Target In-Store Gift Registry
Target needed a simple interface for guests to create their registries in-store using iPad kiosks and then shop with scanner-equipped iPods to add registry items.
They had recently rolled out a new design for the scanning interface, but found that only 42% of the products being scanned in store actually made it onto customers’ registries. The team had a hunch this was because that first design was overcrowded with features, extra confirmations, and choices that created friction to getting scanned items added.
Hypothesis: If we can simplify the process and remove friction from adding items, we will increase the item scan-to-add percentage because we have minimized the obstacles currently preventing items from being added.
I collaborated with a team of 2 other UX designers to create wireframes and flows for the scanning and kiosk interfaces.
An exercise in less-is-more, we worked hard to distill the experience down to its essentials to propel and accentuate, not slow or distract from, Target's guests' shopping experience.

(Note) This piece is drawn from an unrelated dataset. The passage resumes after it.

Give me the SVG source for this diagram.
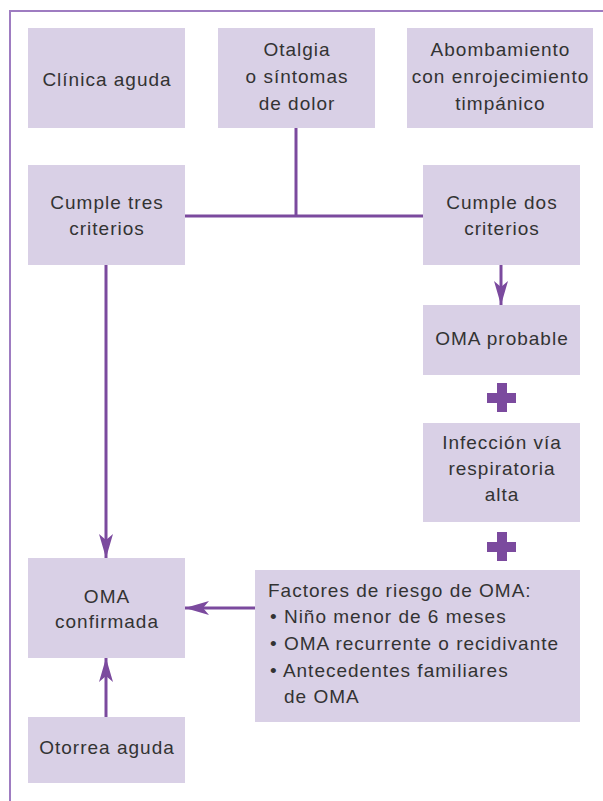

We burned through lots of wireframe iterations and annotations, lots of whiteboarding, lots of interdisciplinary teamwork, and a few quick-and-dirty paper prototype usability tests to help us solidify interaction ideas.
Wireframes and Annotations
I collaborated with two other experience designers, three visual designers, and a copywriter to help create and define the experience in wireframes and annotations. In the below document, I was ultimately responsible for wireframing and annotating the scanning, “my items,” and ideas sections.
We worked closely with our visual design team to develop and refine our user experience ideas, and then as we moved past wireframes into visual comps, collaborate further on pushing the interaction design while ensuring the UI thinking and consistency was carried through.
We met our hypothesis objective and increased scan-to-add conversions from 42% in the previous experience to 92% in the new one!
One thing that’s kind of crazy to me is that we never usability tested the experience in-store with customers before final release. We were able to test out our app design on devices lent to us by the client in our office, which we used extensively, and stakeholders tried the experience in store themselves to troubleshoot and QA before rollout, but I would have loved to see how our customers interacted with the experience.
This work won the 2013 Sapient Rhino Award for excellence.